Sevilla 1649 (VII)

El humilladero
De nada había servido aislar el barrio de Triana, ni los controles en las puertas de Sevilla, ni ninguna de las medidas del gobierno de la ciudad. Parecía que la tormenta perfecta había llegado y Sancho Ortega, miembro de la Santa Hermandad estaba aterrorizado. El número de fallecidos no dejaba de subir. Su hermano Alfonso había sucumbido rápidamente a la pestilencia, dejando a mujer y tres hijos de los que tendría que hacerse cargo. Se lo debía. Había sido quien le había conseguido el trabajo, aunque no era tampoco su sueño. Pero había aceptado la vida como le venía, como el matrimonio con una mujer que no amaba que también su hermano le había concertado. Se había demorado por la situación, pero llegaría tarde o temprano. También había perdido a cuatro compañeros, dos amigos de la infancia y tenía a un sobrino enfermo. Tanto dolor lo había dejado destrozado física y anímicamente. El control en las calles se había hecho peligroso, tedioso y la visión de montañas de cadáveres frente a las iglesias tampoco ayudaba. Se hablaba seriamente incluso de disolver a la Santa Hermandad. Era la octava noche desde que Sevilla se declarase ciudad infecta y se sentía demasiado vulnerable. Necesitaba reconfortar su alma, hastiada de tanta desesperanza y miedo.
Aprovechando su posición de privilegio, salió por la Puerta Osario antes de que la noche tomase Sevilla por completo. No precisó de ninguna explicación, sólo afirmó que al alba estaría al otro lado para llevar a cabo la guardia que tenía asignada.
Caminaba taciturno con una única idea en la cabeza. Con su mano izquierda sujetaba su espada. Con su mano derecha un rosario, con el que oraba con frenesí entre dientes. El camino en penumbra parecía alargarse y que nunca llegaría a su destino. Llevaba yesca en el caso de que precisara darse lumbre para llegar, aunque prefería que pudiese llegar antes de que el último rayo de sol cruzase aquella tierra abandonada de Dios. Por esto, apretó su paso lo suficiente para llegar en los últimos instantes a la Cruz del Campo. Jadeando como un perro, se arrodilló frente al humilladero y comenzó a rezar en voz baja con los ojos cerrados. Pedía por su familia y por las almas de los que se habían ido. Plegaba porque todo acabase pronto, que el dolor cesase y no se llevase a nadie más. Ofreció incluso su vida a cambio de que escuchara sus súplicas. Por último, pidió el perdón por lo que estaba a punto de hacer y acabó con un padre nuestro.

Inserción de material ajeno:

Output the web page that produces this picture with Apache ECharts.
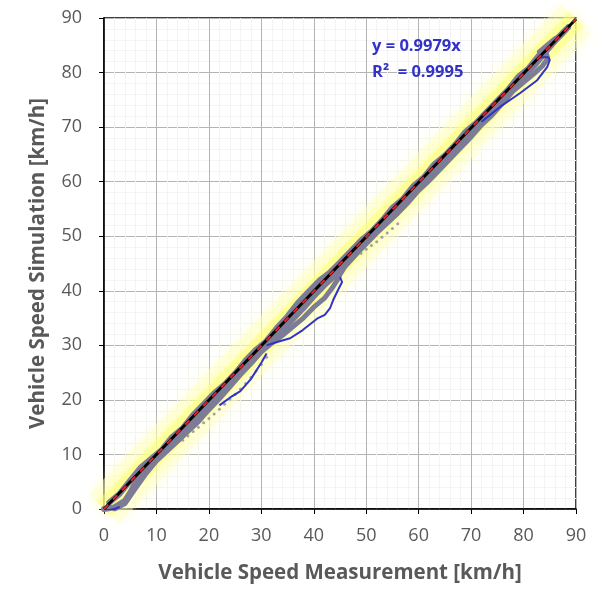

Abrió los ojos, se enjugó las lágrimas que recorrían sus mejillas y se alzó dirigiendo sus pasos hacia una choza alejada de un tiro de piedra de la ermita que había allí cerca. La única estructura de los alrededores que tenía un candil encendido en la puerta. Frente a ella, dudó unos segundos si llamar o no, pero la soledad que sentía era profunda y finalmente aporreó levemente la puerta. Un hermoso joven a medio vestir abrió la desvencijada puerta.
         ¿Vienes a prenderme o a que te prenda, Sancho? – expresó juguetón el joven Adonis.
Sin mediar palabra alguna cerró la puerta tras de sí, besó al joven y se dejó arrastrar por una pasión que se desató con mayor violencia que una tormenta de verano. Era la sensación de sentirse atrapado y explotar como un tonel de pólvora. Todo era hostil. Que la muerte le llevase mañana si quería y si no, afrontaría lo que le tocase vivir. Esa noche sería él mismo por última vez.